- REQUIREMENT: Quote each line of the material verbatim, without the pictures.

____________

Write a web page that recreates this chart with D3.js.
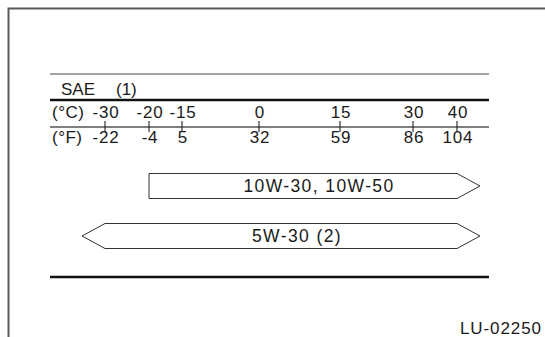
<!DOCTYPE html>
<html>
  <head>
    <script src="https://cdn.jsdelivr.net/npm/d3@7"></script>
    <style>
      body { margin: 0; background: #fff; }
      svg text { font-family: "Liberation Sans", Arial, sans-serif; fill: #1a1a1a; }
    </style>
  </head>
  <body>
    <script>
      // temperature ticks (the chart is not drawn to a linear scale)
      var celsius = [-30, -20, -15, 0, 15, 30, 40];
      var fahrenheit = [-22, -4, 5, 32, 59, 86, 104];

      // oil grades and their temperature ranges
      var grades = ["10W-30, 10W-50", "5W-30 (2)"];
      var gradeFrom = [-20, -30];
      var gradeTo = [40, 40];
      var arrowLow = [false, true];
      var arrowHigh = [true, true];

      var width = 545, height = 337;

      var svg = d3.select("body").append("svg")
          .attr("width", width)
          .attr("height", height);

      // piecewise scale, tick spacing in the original is uneven
      var x = d3.scaleLinear()
          .domain(celsius)
          .range([105, 149, 182, 259, 340, 413, 457]);

      var left = 50, right = 489;

      // outer frame (only top and left edges show)
      svg.append("path")
          .attr("d", "M8.5,337V8.5H545")
          .attr("fill", "none")
          .attr("stroke", "#5a5a5a")
          .attr("stroke-width", 2);

      // header rules
      svg.append("line")
          .attr("x1", left).attr("x2", right)
          .attr("y1", 74).attr("y2", 74)
          .attr("stroke", "#444").attr("stroke-width", 1.2);
      svg.append("line")
          .attr("x1", left).attr("x2", right)
          .attr("y1", 100).attr("y2", 100)
          .attr("stroke", "#111").attr("stroke-width", 2.5);
      svg.append("line")
          .attr("x1", left).attr("x2", right)
          .attr("y1", 127).attr("y2", 127)
          .attr("stroke", "#555").attr("stroke-width", 1.5);
      svg.append("line")
          .attr("x1", left).attr("x2", right)
          .attr("y1", 277).attr("y2", 277)
          .attr("stroke", "#111").attr("stroke-width", 2.5);

      svg.append("text")
          .attr("x", 61).attr("y", 95)
          .style("font-size", "17px")
          .text("SAE");
      svg.append("text")
          .attr("x", 116).attr("y", 95)
          .style("font-size", "17px")
          .text("(1)");

      svg.append("text")
          .attr("x", 52).attr("y", 118)
          .style("font-size", "17px")
          .style("letter-spacing", "0.5px")
          .text("(°C)");
      svg.append("text")
          .attr("x", 52).attr("y", 143)
          .style("font-size", "17px")
          .style("letter-spacing", "0.5px")
          .text("(°F)");

      // ticks across the thin rule
      svg.selectAll(".tick")
          .data(celsius)
        .enter().append("line")
          .attr("class", "tick")
          .attr("x1", function(d) { return x(d); })
          .attr("x2", function(d) { return x(d); })
          .attr("y1", 121).attr("y2", 132)
          .attr("stroke", "#333").attr("stroke-width", 1.2);

      svg.selectAll(".c-label")
          .data(celsius)
        .enter().append("text")
          .attr("class", "c-label")
          .attr("x", function(d) { return x(d) + 1; })
          .attr("y", 118)
          .attr("text-anchor", "middle")
          .style("font-size", "17px")
          .style("letter-spacing", "0.8px")
          .text(function(d) { return d; });

      svg.selectAll(".f-label")
          .data(fahrenheit)
        .enter().append("text")
          .attr("class", "f-label")
          .attr("x", function(d, i) { return x(celsius[i]) + 1; })
          .attr("y", 143)
          .attr("text-anchor", "middle")
          .style("font-size", "17px")
          .style("letter-spacing", "0.8px")
          .text(function(d) { return d; });

      // grade arrows
      var head = 23, half = 12.5;
      var rowY = d3.scalePoint().domain(grades).range([186, 236]);

      grades.forEach(function(g, i) {
        var x0 = x(gradeFrom[i]), x1 = x(gradeTo[i]), cy = rowY(g);
        var p = d3.path();
        p.moveTo(x0, cy - half);
        p.lineTo(x1, cy - half);
        if (arrowHigh[i]) { p.lineTo(x1 + head, cy); p.lineTo(x1, cy + half); }
        else p.lineTo(x1, cy + half);
        p.lineTo(x0, cy + half);
        if (arrowLow[i]) { p.lineTo(x0 - head, cy); }
        p.closePath();
        svg.append("path")
            .attr("d", p.toString())
            .attr("fill", "#fff")
            .attr("stroke", "#333")
            .attr("stroke-width", 1);
        svg.append("text")
            .attr("x", (x0 + x1) / 2 + 16)
            .attr("y", cy + 6)
            .attr("text-anchor", "middle")
            .style("font-size", "17.5px")
            .style("letter-spacing", "1.4px")
            .text(g);
      });

      svg.append("text")
          .attr("x", 460).attr("y", 334)
          .style("font-size", "17px")
          .style("letter-spacing", "0.9px")
          .text("LU-02250");
    </script>
  </body>
</html>
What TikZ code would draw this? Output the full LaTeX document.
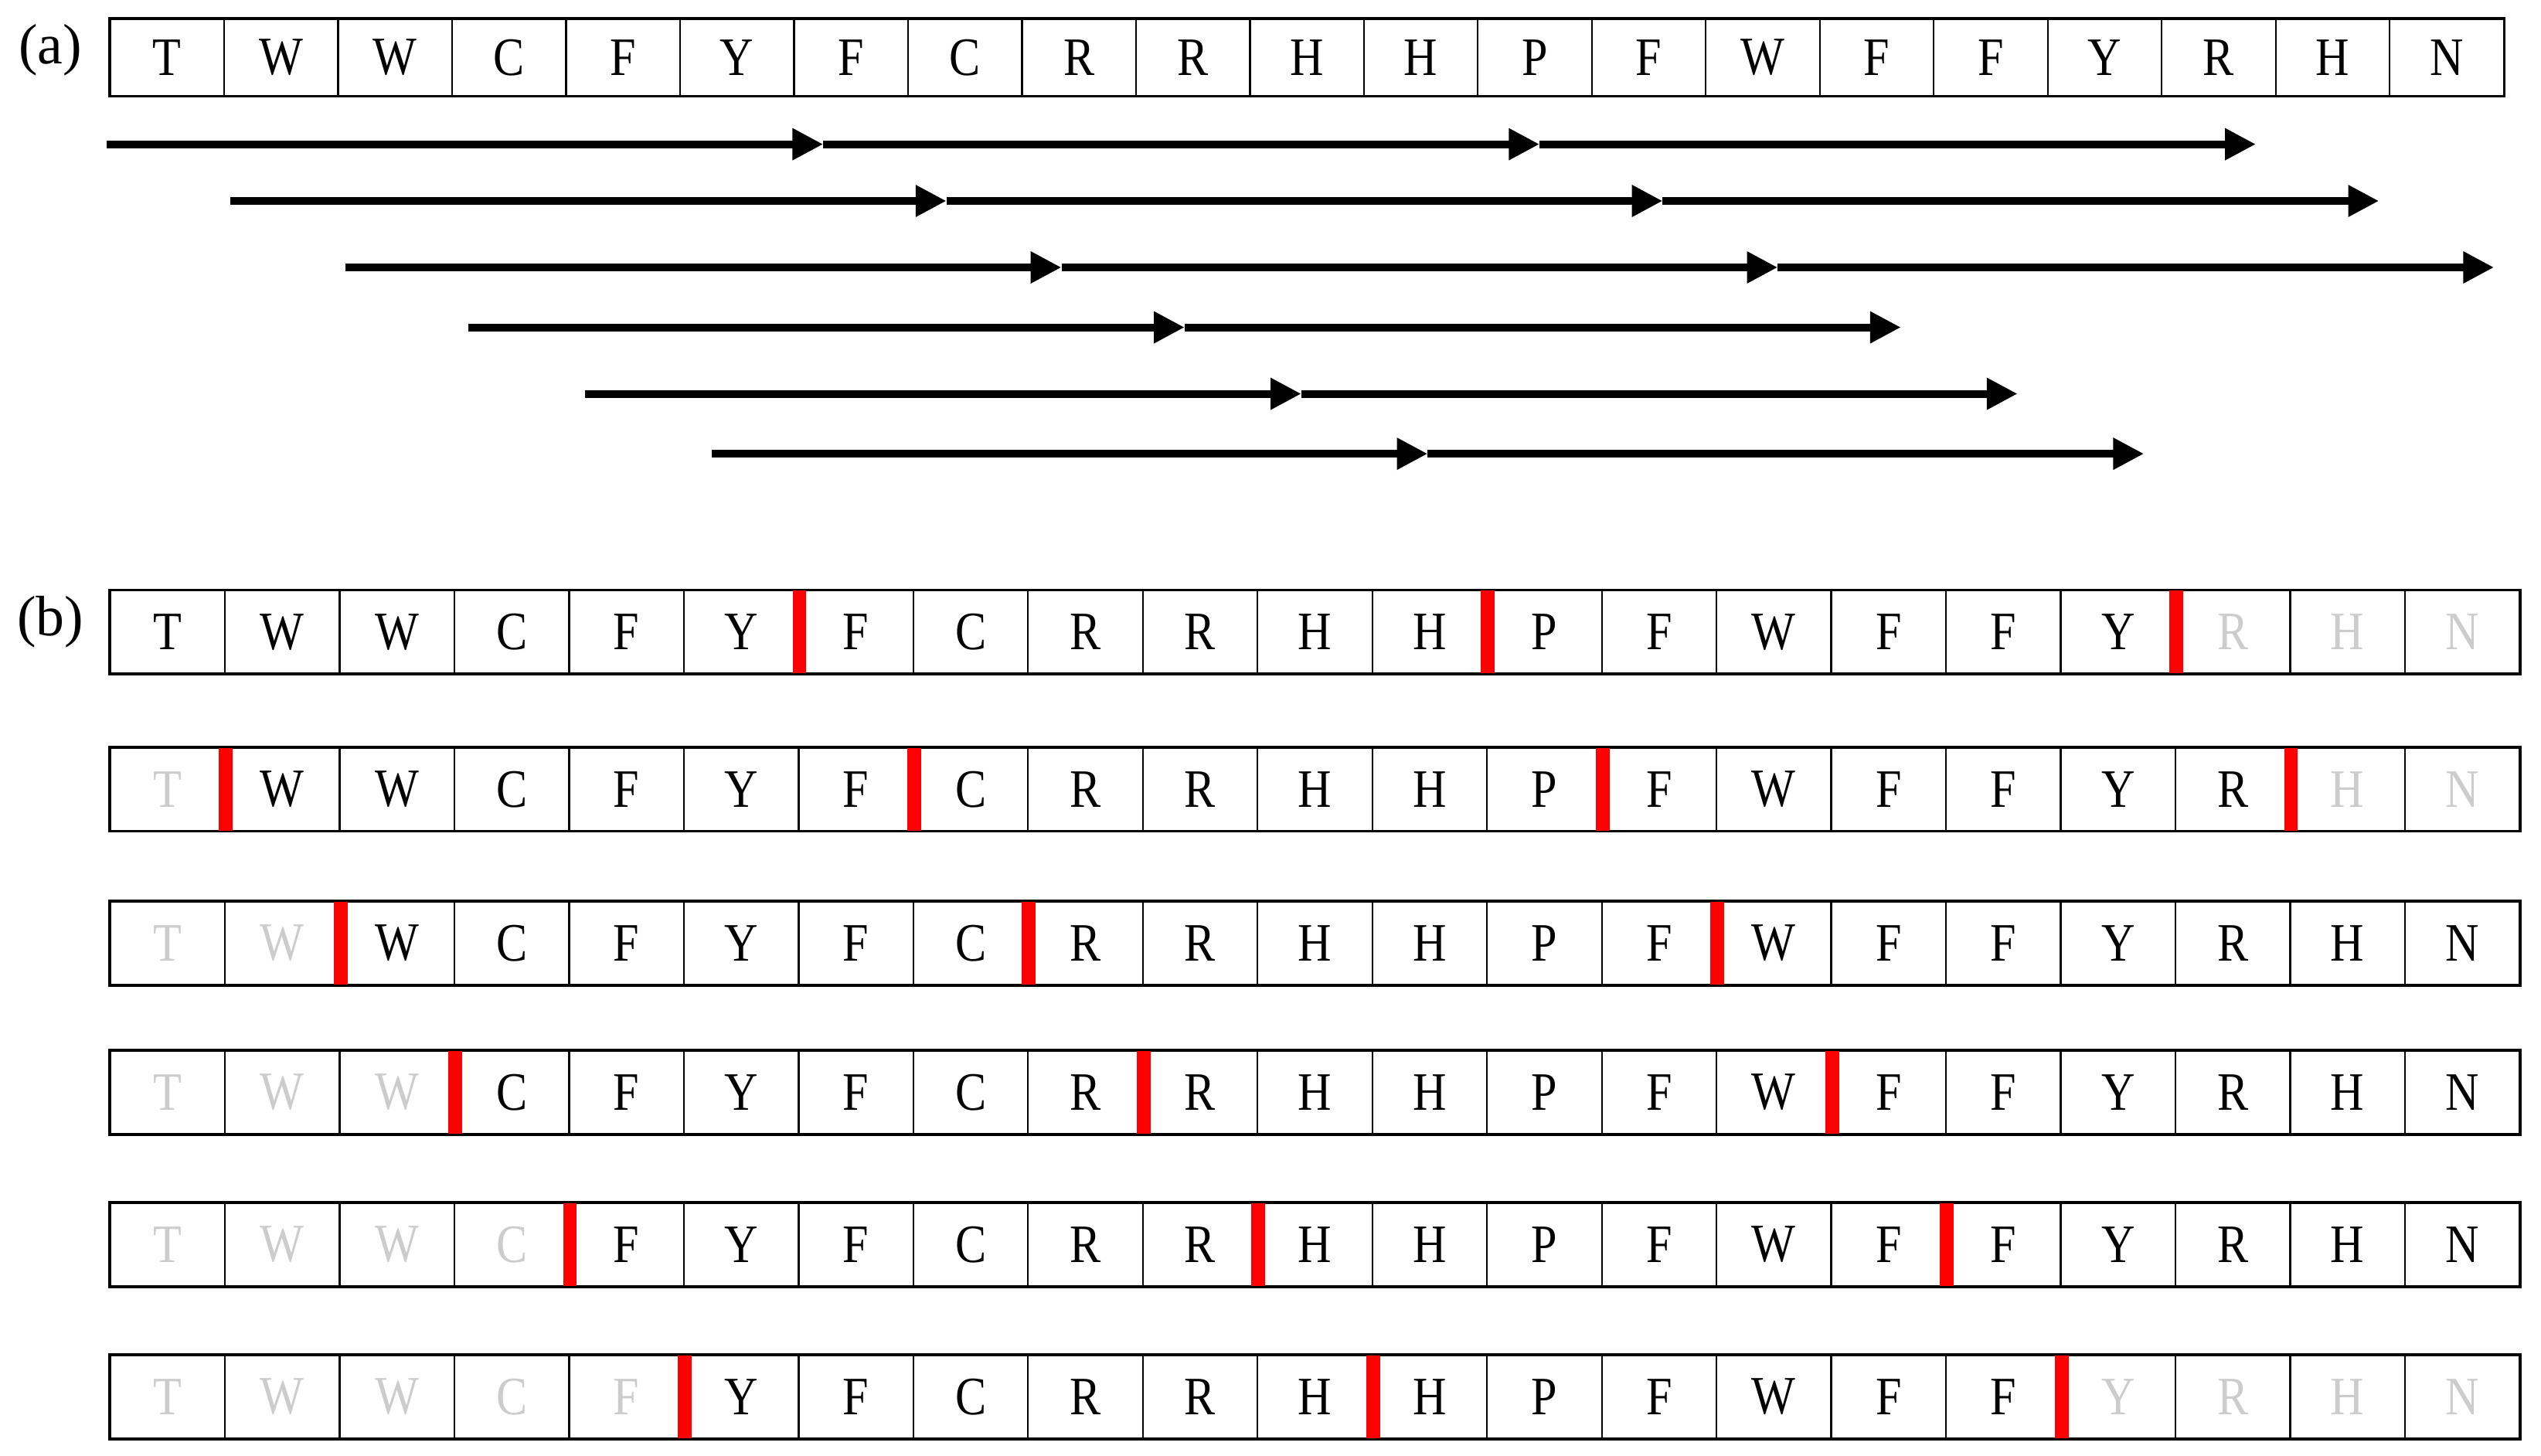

____________

- TASK RESULT:
Write a web page that recreates this chart with D3.js.
<!DOCTYPE html>
<html>
  <head>
    <script src="https://cdn.jsdelivr.net/npm/d3@7"></script>
    <style>
      body { margin: 0; background: #fff; }
      svg text { font-family: "Liberation Sans", Arial, sans-serif; fill: #1a1a1a; }
    </style>
  </head>
  <body>
    <script>
      // temperature ticks (the chart is not drawn to a linear scale)
      var celsius = [-30, -20, -15, 0, 15, 30, 40];
      var fahrenheit = [-22, -4, 5, 32, 59, 86, 104];

      // oil grades and their temperature ranges
      var grades = ["10W-30, 10W-50", "5W-30 (2)"];
      var gradeFrom = [-20, -30];
      var gradeTo = [40, 40];
      var arrowLow = [false, true];
      var arrowHigh = [true, true];

      var width = 545, height = 337;

      var svg = d3.select("body").append("svg")
          .attr("width", width)
          .attr("height", height);

      // piecewise scale, tick spacing in the original is uneven
      var x = d3.scaleLinear()
          .domain(celsius)
          .range([105, 149, 182, 259, 340, 413, 457]);

      var left = 50, right = 489;

      // outer frame (only top and left edges show)
      svg.append("path")
          .attr("d", "M8.5,337V8.5H545")
          .attr("fill", "none")
          .attr("stroke", "#5a5a5a")
          .attr("stroke-width", 2);

      // header rules
      svg.append("line")
          .attr("x1", left).attr("x2", right)
          .attr("y1", 74).attr("y2", 74)
          .attr("stroke", "#444").attr("stroke-width", 1.2);
      svg.append("line")
          .attr("x1", left).attr("x2", right)
          .attr("y1", 100).attr("y2", 100)
          .attr("stroke", "#111").attr("stroke-width", 2.5);
      svg.append("line")
          .attr("x1", left).attr("x2", right)
          .attr("y1", 127).attr("y2", 127)
          .attr("stroke", "#555").attr("stroke-width", 1.5);
      svg.append("line")
          .attr("x1", left).attr("x2", right)
          .attr("y1", 277).attr("y2", 277)
          .attr("stroke", "#111").attr("stroke-width", 2.5);

      svg.append("text")
          .attr("x", 61).attr("y", 95)
          .style("font-size", "17px")
          .text("SAE");
      svg.append("text")
          .attr("x", 116).attr("y", 95)
          .style("font-size", "17px")
          .text("(1)");

      svg.append("text")
          .attr("x", 52).attr("y", 118)
          .style("font-size", "17px")
          .style("letter-spacing", "0.5px")
          .text("(°C)");
      svg.append("text")
          .attr("x", 52).attr("y", 143)
          .style("font-size", "17px")
          .style("letter-spacing", "0.5px")
          .text("(°F)");

      // ticks across the thin rule
      svg.selectAll(".tick")
          .data(celsius)
        .enter().append("line")
          .attr("class", "tick")
          .attr("x1", function(d) { return x(d); })
          .attr("x2", function(d) { return x(d); })
          .attr("y1", 121).attr("y2", 132)
          .attr("stroke", "#333").attr("stroke-width", 1.2);

      svg.selectAll(".c-label")
          .data(celsius)
        .enter().append("text")
          .attr("class", "c-label")
          .attr("x", function(d) { return x(d) + 1; })
          .attr("y", 118)
          .attr("text-anchor", "middle")
          .style("font-size", "17px")
          .style("letter-spacing", "0.8px")
          .text(function(d) { return d; });

      svg.selectAll(".f-label")
          .data(fahrenheit)
        .enter().append("text")
          .attr("class", "f-label")
          .attr("x", function(d, i) { return x(celsius[i]) + 1; })
          .attr("y", 143)
          .attr("text-anchor", "middle")
          .style("font-size", "17px")
          .style("letter-spacing", "0.8px")
          .text(function(d) { return d; });

      // grade arrows
      var head = 23, half = 12.5;
      var rowY = d3.scalePoint().domain(grades).range([186, 236]);

      grades.forEach(function(g, i) {
        var x0 = x(gradeFrom[i]), x1 = x(gradeTo[i]), cy = rowY(g);
        var p = d3.path();
        p.moveTo(x0, cy - half);
        p.lineTo(x1, cy - half);
        if (arrowHigh[i]) { p.lineTo(x1 + head, cy); p.lineTo(x1, cy + half); }
        else p.lineTo(x1, cy + half);
        p.lineTo(x0, cy + half);
        if (arrowLow[i]) { p.lineTo(x0 - head, cy); }
        p.closePath();
        svg.append("path")
            .attr("d", p.toString())
            .attr("fill", "#fff")
            .attr("stroke", "#333")
            .attr("stroke-width", 1);
        svg.append("text")
            .attr("x", (x0 + x1) / 2 + 16)
            .attr("y", cy + 6)
            .attr("text-anchor", "middle")
            .style("font-size", "17.5px")
            .style("letter-spacing", "1.4px")
            .text(g);
      });

      svg.append("text")
          .attr("x", 460).attr("y", 334)
          .style("font-size", "17px")
          .style("letter-spacing", "0.9px")
          .text("LU-02250");
    </script>
  </body>
</html>
What TikZ code would draw this? Output the full LaTeX document.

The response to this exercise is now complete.